Evaluering
The Yanomami Education Project and the public politics of alternative education as seen from the field
ISA Yanomami (prev. CCPY) works to support and strengthen the indigenous population in the Yanomami Indigenous Territory, located in the states of Amazonas and Roraima in the North of Brazil. The project focuses on education and capacity building, and works actively towards policymakers to improve public policy. The evaluation was carried out in October 2011, and includes challenges and is focused on future dilemmas and opportunities rather than being limited to consider results within the context of the project. The Yanomamis’ history of contact with the national society is relatively recent. Initially the project was a response to the demands of the Yanomami people, that given the intense contact with non-indigenous societies, considered the introduction of a bilingual education as a means to maintain vigor of their own language and at the same time gain access to information and knowledge today crucial to their autonomy.
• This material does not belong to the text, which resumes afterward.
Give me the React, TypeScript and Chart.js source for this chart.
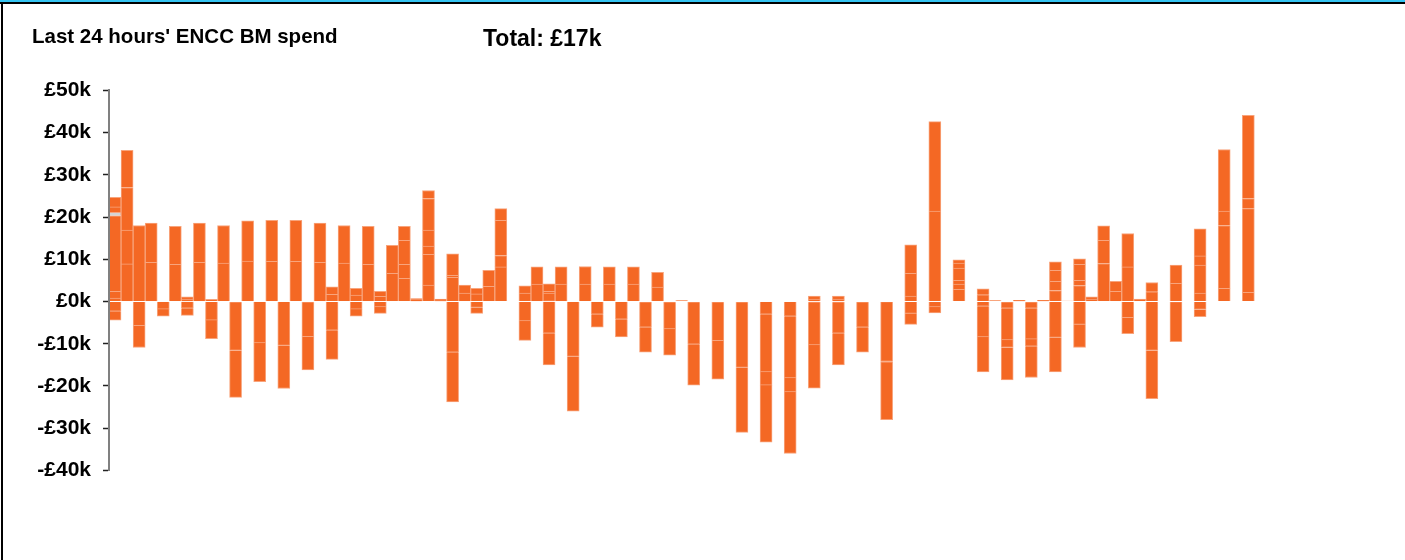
import { useEffect, useRef } from 'react';
import { Chart, registerables } from 'chart.js';

Chart.register(...registerables);

const TITLE = "Last 24 hours' ENCC BM spend";
const TOTAL_LABEL = 'Total: £17k';

const Y_MIN = -40000;
const Y_MAX = 50000;
const Y_STEP = 10000;

// Cumulative segment tops (in £k) of the positive part of each slot, bottom-up
const posLevels: number[][] = [
  [0.8, 2.4, 20.3, 21.1, 22.4, 24.7], // 0
  [8.9, 16.9, 27, 35.8], // 1
  [18], // 2
  [9.3, 18.6], // 3
  [], // 4
  [8.8, 17.8], // 5
  [0.55, 1.1], // 6
  [9.3, 18.6], // 7
  [0.5], // 8
  [9.1, 18], // 9
  [], // 10
  [9.6, 19.1], // 11
  [], // 12
  [9.5, 19.2], // 13
  [], // 14
  [9.5, 19.2], // 15
  [], // 16
  [9.3, 18.6], // 17
  [1.7, 3.5], // 18
  [9.1, 18], // 19
  [1.5, 3.1], // 20
  [8.8, 17.8], // 21
  [1.2, 2.4], // 22
  [6.7, 13.3], // 23
  [5.5, 8.8, 14.5, 17.8], // 24
  [0.4, 0.7], // 25
  [3.9, 11.2, 13.1, 16.9, 24.4, 26.3], // 26
  [0.3, 0.55], // 27
  [5.7, 6.2, 11.3], // 28
  [2, 3.9], // 29
  [1.8, 3.1], // 30
  [3.6, 7.4], // 31
  [8.2, 10.9, 19.2, 22], // 32
  [], // 33
  [2, 3.7], // 34
  [4.1, 8.2], // 35
  [0.3, 2, 2.4, 4.2], // 36
  [4.1, 8.2], // 37
  [], // 38
  [4.1, 8.3], // 39
  [], // 40
  [4.1, 8.2], // 41
  [], // 42
  [4.1, 8.2], // 43
  [], // 44
  [3.4, 6.9], // 45
  [], // 46
  [0.25], // 47
  [], // 48
  [], // 49
  [], // 50
  [], // 51
  [], // 52
  [], // 53
  [], // 54
  [], // 55
  [], // 56
  [], // 57
  [0.55, 1.3], // 58
  [], // 59
  [0.55, 1.3], // 60
  [], // 61
  [], // 62
  [], // 63
  [], // 64
  [], // 65
  [1.3, 6.7, 13.4], // 66
  [], // 67
  [21.4, 42.6], // 68
  [], // 69
  [2.9, 4.1, 5, 7.9, 9.1, 9.9], // 70
  [], // 71
  [1.6, 3], // 72
  [0.2], // 73
  [], // 74
  [0.3], // 75
  [], // 76
  [0.3], // 77
  [2.6, 4.8, 7.4, 9.4], // 78
  [0.1], // 79
  [3.8, 5, 8.8, 10.1], // 80
  [0.6, 1.1], // 81
  [9, 14.5, 17.9], // 82
  [2.4, 4.8], // 83
  [8.2, 16.1], // 84
  [0.6], // 85
  [2.3, 4.5], // 86
  [], // 87
  [4.3, 8.6], // 88
  [], // 89
  [2, 8.6, 10.8, 17.2], // 90
  [], // 91
  [3.1, 18, 21.4, 36], // 92
  [], // 93
  [2.2, 22, 24.4, 44.1], // 94
  [], // 95
];

// Cumulative segment bottoms (in £k) of the negative part of each slot, from zero downwards
const negLevels: number[][] = [
  [-2.3, -4.4], // 0
  [], // 1
  [-5.7, -10.9], // 2
  [], // 3
  [-1.8, -3.5], // 4
  [], // 5
  [-1.6, -3.3], // 6
  [], // 7
  [-4.4, -8.8], // 8
  [], // 9
  [-0.2, -11.6, -22.7], // 10
  [], // 11
  [-9.8, -19], // 12
  [], // 13
  [-10.4, -20.6], // 14
  [], // 15
  [-0.2, -8.3, -16.2], // 16
  [], // 17
  [-6.8, -13.7], // 18
  [], // 19
  [-1.8, -3.5], // 20
  [], // 21
  [-1.3, -2.8], // 22
  [], // 23
  [], // 24
  [], // 25
  [], // 26
  [], // 27
  [-12, -23.8], // 28
  [], // 29
  [-1.4, -2.8], // 30
  [], // 31
  [], // 32
  [], // 33
  [-4.6, -9.2], // 34
  [], // 35
  [-7.5, -15], // 36
  [], // 37
  [-13, -26], // 38
  [], // 39
  [-3, -6.1], // 40
  [], // 41
  [-4.2, -8.4], // 42
  [], // 43
  [-0.2, -6.1, -12], // 44
  [], // 45
  [-0.2, -6.5, -12.7], // 46
  [], // 47
  [-0.2, -10.1, -19.8], // 48
  [], // 49
  [-0.2, -9.3, -18.4], // 50
  [], // 51
  [-0.2, -15.6, -31], // 52
  [], // 53
  [-3, -16.7, -19.8, -33.3], // 54
  [], // 55
  [-3.5, -18.1, -21.4, -36], // 56
  [], // 57
  [-0.2, -10.3, -20.5], // 58
  [], // 59
  [-0.2, -7.5, -15], // 60
  [], // 61
  [-0.2, -6.1, -12], // 62
  [], // 63
  [-0.3, -14.2, -14.5, -28], // 64
  [], // 65
  [-2.8, -5.4], // 66
  [], // 67
  [-1.3, -2.7], // 68
  [], // 69
  [], // 70
  [], // 71
  [-1.1, -8.4, -16.7], // 72
  [], // 73
  [-0.2, -1.6, -9.1, -10.9, -18.6], // 74
  [], // 75
  [-0.2, -1.6, -8.9, -10.6, -18], // 76
  [], // 77
  [-8.5, -16.7], // 78
  [], // 79
  [-5.4, -10.9], // 80
  [], // 81
  [], // 82
  [], // 83
  [-3.8, -7.6], // 84
  [], // 85
  [-11.6, -23], // 86
  [], // 87
  [-0.3, -9.5], // 88
  [], // 89
  [-1.9, -3.6], // 90
  [], // 91
  [], // 92
  [], // 93
  [], // 94
  [], // 95
];

const slotLabels: string[] = posLevels.map((_, i) => 'SP' + (i + 1));

// the one grey segment: slot 0, positive layer 3
const GREY_SLOT = 0;
const GREY_LAYER = 3;

const ORANGE = '#f46824';
const EDGE = '#f8a47c';
const GREY = '#d4d4d4';
const FONT = "'Liberation Sans', Arial, Helvetica, sans-serif";

function layerData(levels: number[][], k: number): (number | null)[] {
  return levels.map((l) => (l.length > k ? (l[k] - (k > 0 ? l[k - 1] : 0)) * 1000 : null));
}

function fmt(v: number): string {
  const k = Math.round(v / 1000);
  return (k < 0 ? '-' : '') + '£' + Math.abs(k) + 'k';
}

export default function App() {
  const ref = useRef<HTMLCanvasElement | null>(null);

  useEffect(() => {
    if (!ref.current) return;
    const maxPos = Math.max(...posLevels.map((l) => l.length));
    const maxNeg = Math.max(...negLevels.map((l) => l.length));
    const datasets: any[] = [];
    for (let k = 0; k < maxPos; k++) {
      const layer = k;
      datasets.push({
        label: 'pos' + k,
        data: layerData(posLevels, k),
        stack: 's',
        backgroundColor: (c: any) => (c.dataIndex === GREY_SLOT && layer === GREY_LAYER ? GREY : ORANGE),
        borderColor: EDGE,
        borderWidth: { top: 1, bottom: 0, left: 1, right: 1 },
        borderSkipped: false,
        barPercentage: 1,
        categoryPercentage: 1,
      });
    }
    for (let k = 0; k < maxNeg; k++) {
      datasets.push({
        label: 'neg' + k,
        data: layerData(negLevels, k),
        stack: 's',
        backgroundColor: ORANGE,
        borderColor: EDGE,
        borderWidth: { top: 0, bottom: 1, left: 1, right: 1 },
        borderSkipped: false,
        barPercentage: 1,
        categoryPercentage: 1,
      });
    }

    const chart = new Chart(ref.current, {
      type: 'bar',
      data: { labels: slotLabels, datasets },
      options: {
        animation: false,
        responsive: false,
        layout: { padding: { left: 0, top: 90.4, right: 138.6, bottom: 89.6 } },
        plugins: { legend: { display: false }, tooltip: { enabled: false }, title: { display: false } },
        scales: {
          x: { stacked: true, display: false },
          y: {
            stacked: true,
            min: Y_MIN,
            max: Y_MAX,
            afterFit: (s: any) => {
              s.width = 109;
            },
            ticks: {
              stepSize: Y_STEP,
              color: '#000',
              padding: 12,
              font: { family: FONT, size: 21, weight: 'bold' },
              callback: (v: any) => fmt(Number(v)),
            },
            grid: { drawOnChartArea: false, drawTicks: true, tickLength: 6, tickColor: '#222', tickWidth: 1.5 },
            border: { display: true, color: '#808080', width: 2, z: 1 },
          },
        },
      } as any,
    });
    return () => chart.destroy();
  }, []);

  return (
    <div style={{ position: 'absolute', left: 0, top: 0, width: 1405, height: 560, background: '#fff', overflow: 'hidden' }}>
      <canvas ref={ref} width={1405} height={560} style={{ position: 'absolute', left: 0, top: 0, width: 1405, height: 560 }} />
      <div style={{ position: 'absolute', left: 0, top: 0, width: 1405, height: 2, background: '#35c4f2' }} />
      <div style={{ position: 'absolute', left: 0, top: 2, width: 1405, height: 2, background: '#000' }} />
      <div style={{ position: 'absolute', left: 1, top: 2, width: 2, height: 558, background: '#000' }} />
      <div
        style={{
          position: 'absolute', left: 32, top: 26, fontFamily: FONT, fontWeight: 'bold', fontSize: 20.5,
          lineHeight: '20.5px', color: '#000', whiteSpace: 'nowrap',
        }}
      >
        {TITLE}
      </div>
      <div
        style={{
          position: 'absolute', left: 483, top: 26.5, fontFamily: FONT, fontWeight: 'bold', fontSize: 23,
          lineHeight: '23px', color: '#000', whiteSpace: 'nowrap',
        }}
      >
        {TOTAL_LABEL}
      </div>
    </div>
  );
}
Through the project, ISA has been responsible for training teachers and creating a system of multilingual education, with Portuguese as a second language. After an initial phase, students chosen by their communities started training through the project and gradually began to act as teachers. Since 2001 the PEY has had two main components: 1) a training program for Yanomami teachers aimed at gaining recognition from the public authorities. By 2009 the first group of 18 teachers graduated and 2) a program of pedagogic monitoring of these schools by field assessors, and the production of educational materials in the local languages.